2 thoughts on ““It’s the greatest injustice I have heard of in Ireland.” – mail from one of the sympathetic people from Ireland

  1. Hi

    I posted this on the Polish server but the translator makes it un readable. So in a nutshell. Good news for Martha. ECHR is starting a new Trial revision. Usually cases can take decades to get to a hearing, but now there is a remedial option between applicant and the domestic state.

    So this could be resolved within the next few months.

    The ECHR has announced in a press release (18 December 2018) that it is conducting a trial revision of those mechanisms relating to the initial communication of an application to a respondent state.

    “Governments are given 16 weeks {following the date of the communication} to submit their observations on the admissibility and merits of a case.
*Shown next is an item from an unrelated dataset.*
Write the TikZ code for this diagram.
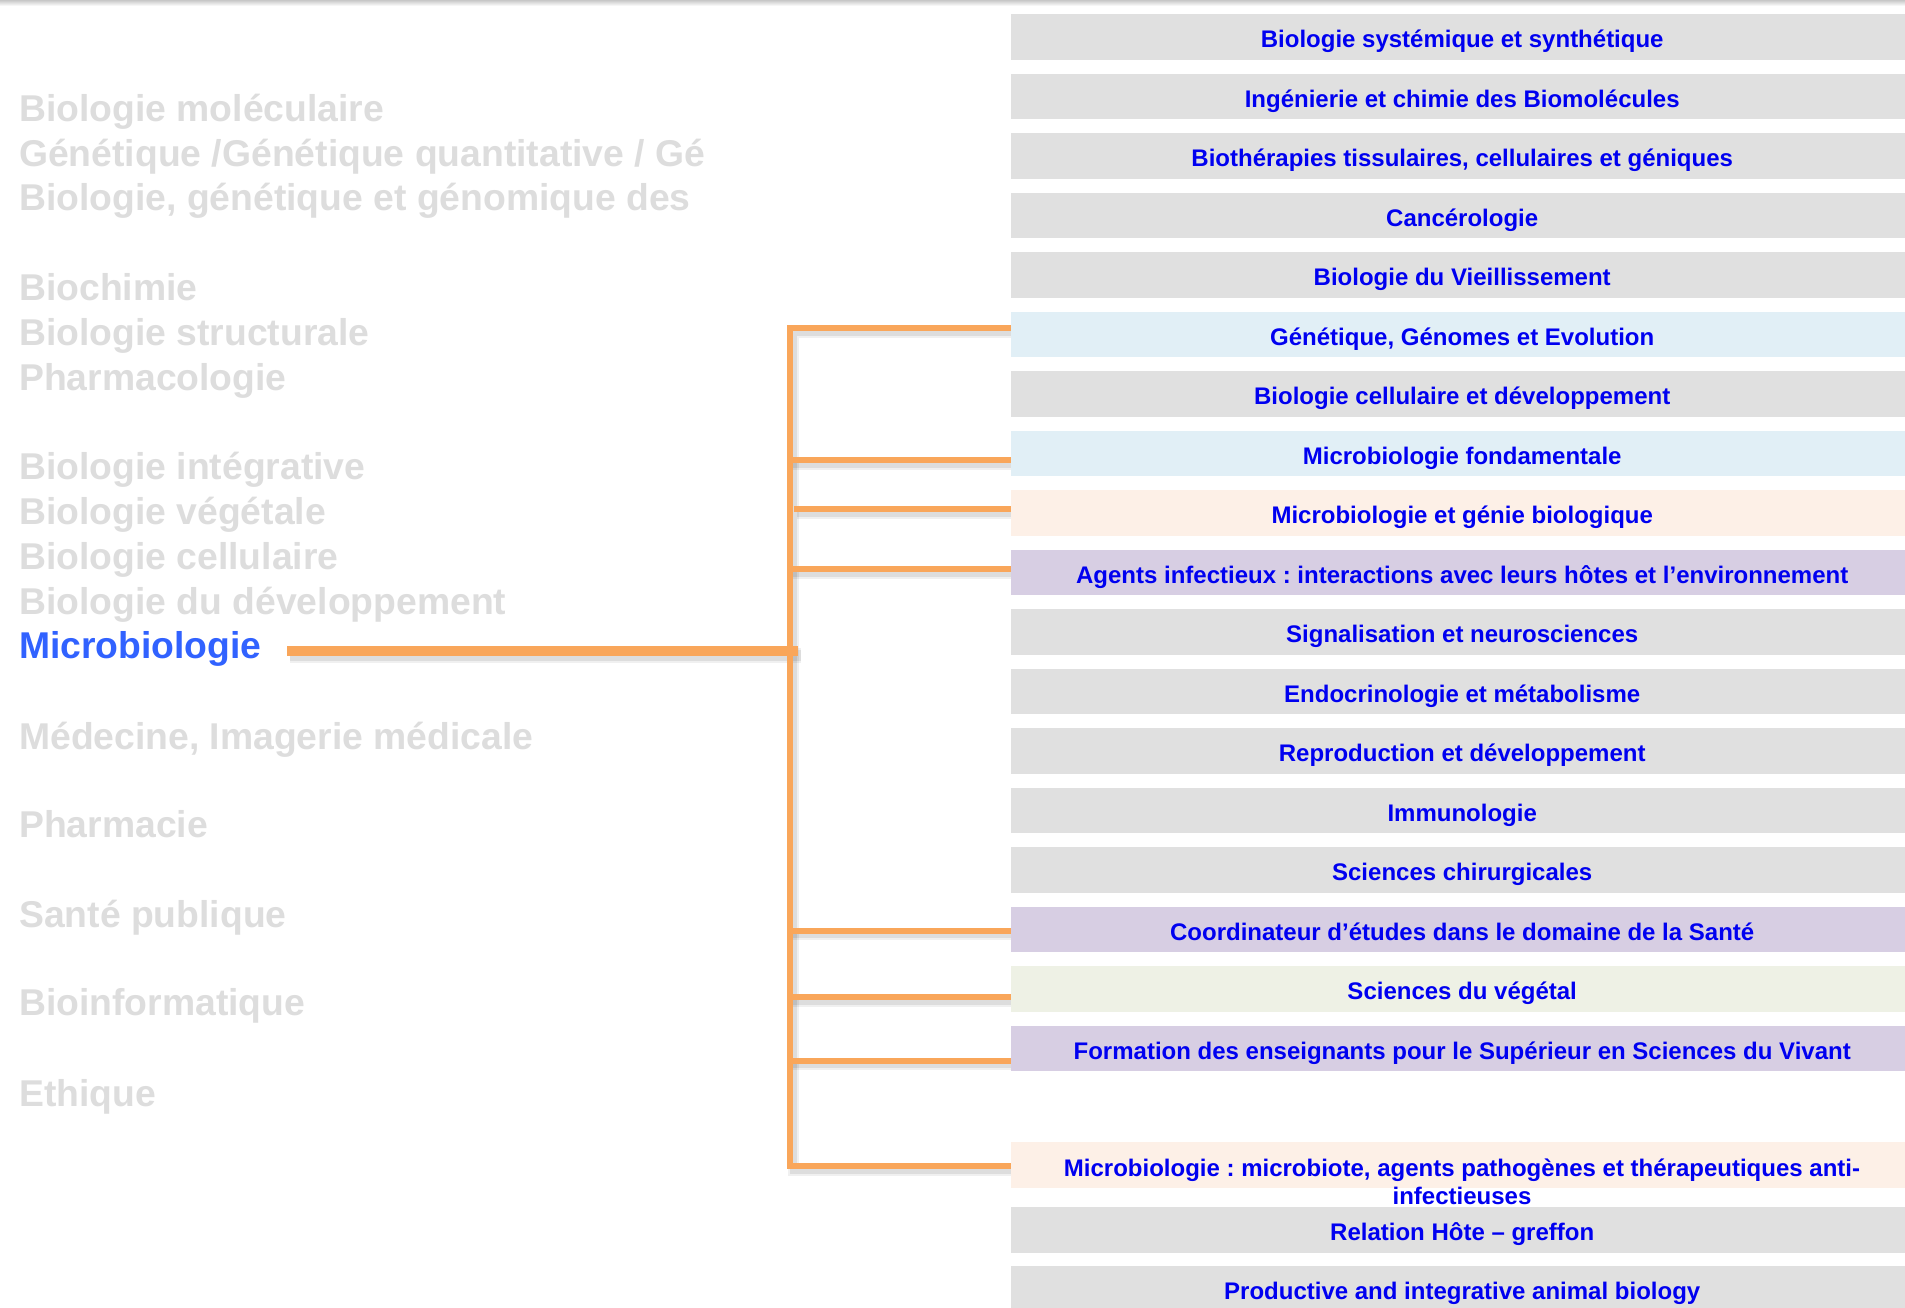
\documentclass[tikz,border=0pt]{standalone}
\usepackage{fontspec}
\setmainfont{Liberation Sans}
\frenchspacing
\definecolor{boxgray}{HTML}{E0E0E0}
\definecolor{boxblue}{HTML}{E1EFF6}
\definecolor{boxpeach}{HTML}{FDF0E7}
\definecolor{boxlav}{HTML}{D7CEE3}
\definecolor{boxgreen}{HTML}{EEF1E5}
\definecolor{txtblue}{HTML}{0000F0}
\definecolor{hiblue}{HTML}{3162FF}
\definecolor{leftgray}{HTML}{DDDDDD}
\definecolor{orangeC}{HTML}{F9A65A}
\pgfdeclarelayer{background}
\pgfsetlayers{background,main}
\newcommand{\boxfont}{\fontsize{24}{28.3}\selectfont\bfseries}
\newcommand{\leftfont}{\fontsize{37.3}{44}\selectfont\bfseries}
\newcommand{\branchset}[1]{%
  \draw[#1] (b6 -| r6.west) -- (b6) -- (b20) -- (b20 -| r20.west);
  \draw[#1] (b8) -- (b8 -| r8.west);
  \draw[#1] (b9) -- (b9 -| r9.west);
  \draw[#1] (b10) -- (b10 -| r10.west);
  \draw[#1] (b16) -- (b16 -| r16.west);
  \draw[#1] (b17) -- (b17 -| r17.west);
  \draw[#1] (b18) -- (b18 -| r18.west);
}
\begin{document}
\begin{tikzpicture}[x=1pt,y=-1pt,
  rowbox/.style={fill=#1, draw=none, minimum width=902pt, minimum height=45.7pt,
    inner sep=0pt, anchor=north west, text=txtblue, font=\boxfont,
    text height=24.6pt, text depth=3.7pt},
  lefttext/.style={anchor=base west, inner sep=0pt, text=leftgray, font=\leftfont},
  conn/.style={draw=orangeC, line width=6pt, line join=miter, line cap=butt},
  shadA/.style={draw=black, opacity=0.06, line width=11pt, line join=miter,
    transform canvas={shift={(3pt,-4pt)}}},
  shadB/.style={draw=black, opacity=0.08, line width=7pt, line join=miter,
    transform canvas={shift={(3pt,-4pt)}}}]
\useasboundingbox (0,0) rectangle (1905,1307);

% left labels
\node[lefttext] (l1) at (19,121.7) {Biologie moléculaire};
\node[lefttext] (l2) at (19,166.2) {Génétique /Génétique quantitative / Gé};
\node[lefttext] (l3) at (19,210.9) {Biologie, génétique et génomique des};
\node[lefttext] (l4) at (19,300.7) {Biochimie};
\node[lefttext] (l5) at (19,345.5) {Biologie structurale};
\node[lefttext] (l6) at (19,390) {Pharmacologie};
\node[lefttext] (l7) at (19,479.7) {Biologie intégrative};
\node[lefttext] (l8) at (19,524.5) {Biologie végétale};
\node[lefttext] (l9) at (19,569.2) {Biologie cellulaire};
\node[lefttext] (l10) at (19,614) {Biologie du développement};
\node[lefttext, text=hiblue] (micro) at (19,658.5) {Microbiologie};
\node[lefttext] (l12) at (19,749) {Médecine, Imagerie médicale};
\node[lefttext] (l13) at (19,837.5) {Pharmacie};
\node[lefttext] (l14) at (19,927.2) {Santé publique};
\node[lefttext] (l15) at (19,1015.5) {Bioinformatique};
\node[lefttext] (l16) at (19,1106) {Ethique};

% right boxes
\node[rowbox=boxgray] (r1) at (1011,14) {Biologie systémique et synthétique};
\node[rowbox=boxgray] (r2) at (1011,73.5) {Ingénierie et chimie des Biomolécules};
\node[rowbox=boxgray] (r3) at (1011,133) {Biothérapies tissulaires, cellulaires et géniques};
\node[rowbox=boxgray] (r4) at (1011,192.5) {Cancérologie};
\node[rowbox=boxgray] (r5) at (1011,252) {Biologie du Vieillissement};
\node[rowbox=boxblue] (r6) at (1011,311.5) {Génétique, Génomes et Evolution};
\node[rowbox=boxgray] (r7) at (1011,371) {Biologie cellulaire et développement};
\node[rowbox=boxblue] (r8) at (1011,430.5) {Microbiologie fondamentale};
\node[rowbox=boxpeach] (r9) at (1011,490) {Microbiologie et génie biologique};
\node[rowbox=boxlav] (r10) at (1011,549.5) {Agents infectieux : interactions avec leurs hôtes et l’environnement};
\node[rowbox=boxgray] (r11) at (1011,609) {Signalisation et neurosciences};
\node[rowbox=boxgray] (r12) at (1011,668.5) {Endocrinologie et métabolisme};
\node[rowbox=boxgray] (r13) at (1011,728) {Reproduction et développement};
\node[rowbox=boxgray] (r14) at (1011,787.5) {Immunologie};
\node[rowbox=boxgray] (r15) at (1011,847) {Sciences chirurgicales};
\node[rowbox=boxlav] (r16) at (1011,906.5) {Coordinateur d’études dans le domaine de la Santé};
\node[rowbox=boxgreen] (r17) at (1011,966) {Sciences du végétal};
\node[rowbox=boxlav] (r18) at (1011,1025.5) {Formation des enseignants pour le Supérieur en Sciences du Vivant};
\node[rowbox=boxpeach] (r20) at (1011,1142) {};
\node[rowbox=boxgray] (r21) at (1011,1207) {Relation Hôte – greffon};
\node[rowbox=boxgray] (r22) at (1011,1266) {Productive and integrative animal biology};
\node[anchor=base, inner sep=0pt, text=txtblue, font=\boxfont] (r20t) at (1462,1176)
  {\begin{tabular}[t]{@{}c@{}}Microbiologie : microbiote, agents pathogènes et thérapeutiques anti-\\infectieuses\end{tabular}};

% connector points
\coordinate (b6) at (790,328);
\coordinate (b8) at (790,460);
\coordinate (b9) at (794,509);
\coordinate (b10) at (790,569);
\coordinate (b16) at (790,930.5);
\coordinate (b17) at (790,997);
\coordinate (b18) at (790,1060.5);
\coordinate (b20) at (790,1166);
\coordinate (mA) at (287,651);
\coordinate (mB) at (798,651);

\begin{pgfonlayer}{background}
  \fill[white] (0,0) rectangle (1905,1307);
  \shade[top color=black!22, bottom color=white] (0,0) rectangle (1905,6);
  \branchset{shadA}
  \branchset{shadB}
  \draw[shadA, line width=15pt] (mA) -- (mB);
  \draw[shadB, line width=11pt] (mA) -- (mB);
  \branchset{conn}
  \draw[conn, line width=10pt] (mA) -- (mB);
\end{pgfonlayer}
\end{tikzpicture}
\end{document}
Within the first eight weeks of that period they are also required to inform the Court whether they are prepared to conclude a friendly settlement.”

    A “friendly settlement” is the ECHR equivalent of an out-of-court settlement in a US civil case; the ECHR must be satisfied that the conditions of a friendly settlement meet human rights requirements for that settlement to be acceptable.

    The revised mechanism will be introduced on 1 January 2019 for a one-year test period. The ECHR explains in its announcement that its intent is to encourage friendly settlements by introducing a “non-contentious” 12-week phase immediately after the communication to the respondent state:

  2. Numbers wrote:
    Here’s some commentary from European lawyers on the above Directive (end note numbering omitted for clarity):

    3.2 Timely Access to a Lawyer during Police Custody

    According to the Directive, suspects or accused persons must be provided with access to a lawyer without undue delay after the moment of deprivation of liberty. Thus, the Directive makes it clear that the right applies from the outset of police custody, and not only if and when a detained suspect is interrogated by the police.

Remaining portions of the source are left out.